Something just outside of Denver: The Canyon Concert Ballet performs December 6-9 with the Fort Collins Symphony at Lincoln Center Performance Hall in Fort Collins. Tickets start at $20. If you’re in the Greeley area, The Colorado Dance Theatre will delight at the Monfort Concert Hall for $22. For those south of Denver, Nutcracker of Parker is December 13-16 at the PACE Center, with tickets starting at $13.
Something modern: Dawson|Wallace (a contemporary ballet company based in Denver) will perform their rendition of the Nutcracker on December 7 in Englewood, and Dec. 15, 16, 21, 22, 23 in Lakewood.
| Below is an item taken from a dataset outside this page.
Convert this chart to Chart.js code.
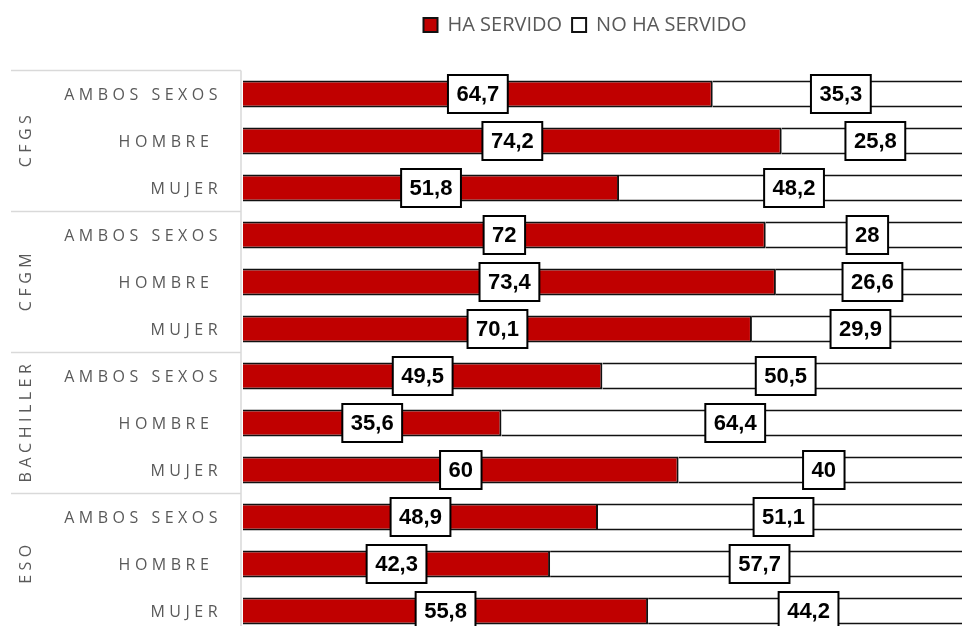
<!DOCTYPE html>
<html><head><meta charset="utf-8">
<script src="https://cdn.jsdelivr.net/npm/chart.js@4/dist/chart.umd.min.js"></script>
<style>html,body{margin:0;padding:0;overflow:hidden;background:#fff;width:962px;height:626px}canvas{display:block}</style>
</head><body>
<canvas id="c" width="980" height="640" style="width:980px;height:640px"></canvas>
<script>
const groups = ['CFGS', 'CFGM', 'BACHILLER', 'ESO'];
const subLabels = ['AMBOS SEXOS', 'HOMBRE ', 'MUJER'];
const seriesNames = ['HA SERVIDO', 'NO HA SERVIDO'];
const haServido   = [64.7, 74.2, 51.8, 72, 73.4, 70.1, 49.5, 35.6, 60, 48.9, 42.3, 55.8];
const noHaServido = [35.3, 25.8, 48.2, 28, 26.6, 29.9, 50.5, 64.4, 40, 51.1, 57.7, 44.2];
const categories = groups.flatMap(g => subLabels.map(s => s));
const categoryGroup = groups.flatMap(g => subLabels.map(() => g));

const fmt = v => String(v).replace('.', ',');
const GRAY = '#595959';

const decor = {
  id: 'decor',
  beforeDatasetsDraw(chart) {
    const ctx = chart.ctx, ys = chart.scales.y, area = chart.chartArea;
    const step = ys.getPixelForValue(1) - ys.getPixelForValue(0);
    ctx.save();
    ctx.strokeStyle = '#d9d9d9';
    ctx.lineWidth = 1.5;
    ctx.beginPath();
    for (let g = 0; g <= groups.length; g++) {
      const y = ys.getPixelForValue(g * subLabels.length) - step / 2;
      ctx.moveTo(11, y); ctx.lineTo(241, y);
    }
    ctx.moveTo(241, area.top); ctx.lineTo(241, area.bottom + 10);
    ctx.stroke();
    ctx.restore();
  },
  afterDatasetsDraw(chart) {
    const ctx = chart.ctx;
    ctx.save();
    ctx.font = 'bold 22px "Liberation Sans", Arial, sans-serif';
    ctx.textAlign = 'center';
    ctx.textBaseline = 'middle';
    chart.data.datasets.forEach((ds, di) => {
      const meta = chart.getDatasetMeta(di);
      meta.data.forEach((bar, i) => {
        const p = bar.getProps(['x', 'y', 'base'], true);
        const cx = (p.x + p.base) / 2, cy = p.y;
        const t = fmt(ds.data[i]);
        const w = ctx.measureText(t).width + 17, h = 38;
        ctx.fillStyle = '#fff';
        ctx.strokeStyle = '#000';
        ctx.lineWidth = 2;
        ctx.fillRect(cx - w / 2, cy - h / 2, w, h);
        ctx.strokeRect(cx - w / 2, cy - h / 2, w, h);
        ctx.fillStyle = '#000';
        ctx.fillText(t, cx, cy + 1);
      });
    });
    ctx.restore();

    // axis labels
    const ys = chart.scales.y;
    ctx.save();
    ctx.fillStyle = GRAY;
    ctx.font = '16px "Open Sans", sans-serif';
    ctx.textBaseline = 'middle';
    try { ctx.letterSpacing = '4.5px'; } catch (e) {}
    ctx.textAlign = 'right';
    categories.forEach((c, i) => {
      ctx.fillText(c, 222, ys.getPixelForValue(i) + 1);
    });
    ctx.textAlign = 'center';
    groups.forEach((g, gi) => {
      const y0 = ys.getPixelForValue(gi * subLabels.length);
      const y1 = ys.getPixelForValue(gi * subLabels.length + subLabels.length - 1);
      ctx.save();
      ctx.translate(26, (y0 + y1) / 2);
      ctx.rotate(-Math.PI / 2);
      ctx.fillText(g, 2, 0);
      ctx.restore();
    });
    ctx.restore();
  }
};

new Chart(document.getElementById('c'), {
  type: 'bar',
  data: {
    labels: categories,
    datasets: [
      { label: seriesNames[0], data: haServido, backgroundColor: '#C00000', borderColor: '#111', borderWidth: 2 },
      { label: seriesNames[1], data: noHaServido, backgroundColor: '#FFFFFF', borderColor: '#111', borderWidth: 2 }
    ]
  },
  options: {
    indexAxis: 'y',
    responsive: false,
    animation: false,
    devicePixelRatio: 1,
    layout: { padding: { left: 201, right: 11, top: 5, bottom: 5.5 } },
    datasets: { bar: { categoryPercentage: 0.575, barPercentage: 1 } },
    scales: {
      x: {
        position: 'top', stacked: true, min: 0, max: 100,
        grid: { display: false }, border: { display: false },
        ticks: { display: false },
        afterFit(s) { s.height = 25.5; }
      },
      y: {
        stacked: true,
        grid: { display: false }, border: { display: false },
        ticks: { display: false },
        afterFit(s) { s.width = 42; }
      }
    },
    plugins: {
      legend: {
        position: 'top',
        labels: {
          boxWidth: 14, boxHeight: 14, padding: 10, color: GRAY,
          font: { family: '"Open Sans", sans-serif', size: 20 }
        }
      },
      tooltip: { enabled: false }
    }
  },
  plugins: [decor]
});
</script>
</body></html>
Ballet Nouveau Colorado will have an interactive experience, inviting children onstage after the performance to learn a few steps, this weekend and next, with both matinee and evening performances at the Performing Arts Complex at Pinnacle Charter School in Thornton.
The Granddaddy (Drosselmeyer?) of them all: Colorado Ballet is unbeatable. Yes, you should give the other Nutcrackers a try (why not catch a few of them?) but really, it’s hard to beat the live orchestra, the experience of the Ellie Caulkins Opera House, the excitement of downtown Denver at Christmastime. The fake snow during the Snow Scene, the traditional choreography, the costumes, the sets, Clara flying away in the sleigh at the end of Act I – it’s enough to give the Grinch chills. Colorado Ballet performs every weekend leading up to Christmas, with both evening and matinee performances, as well as Tuesday, Dec. 18 and Wednesday, Dec. 19, and a final matinee on Christmas Eve.
Whatever your choice, don’t forget to stop by the Stalbaum’s house on Christmas Eve in 1892 this holiday season. And please, dress for the ballet as you would any Christmas event. Apple bottom jeans look just as tacky at the Ellie as they do elsewhere in LoDo.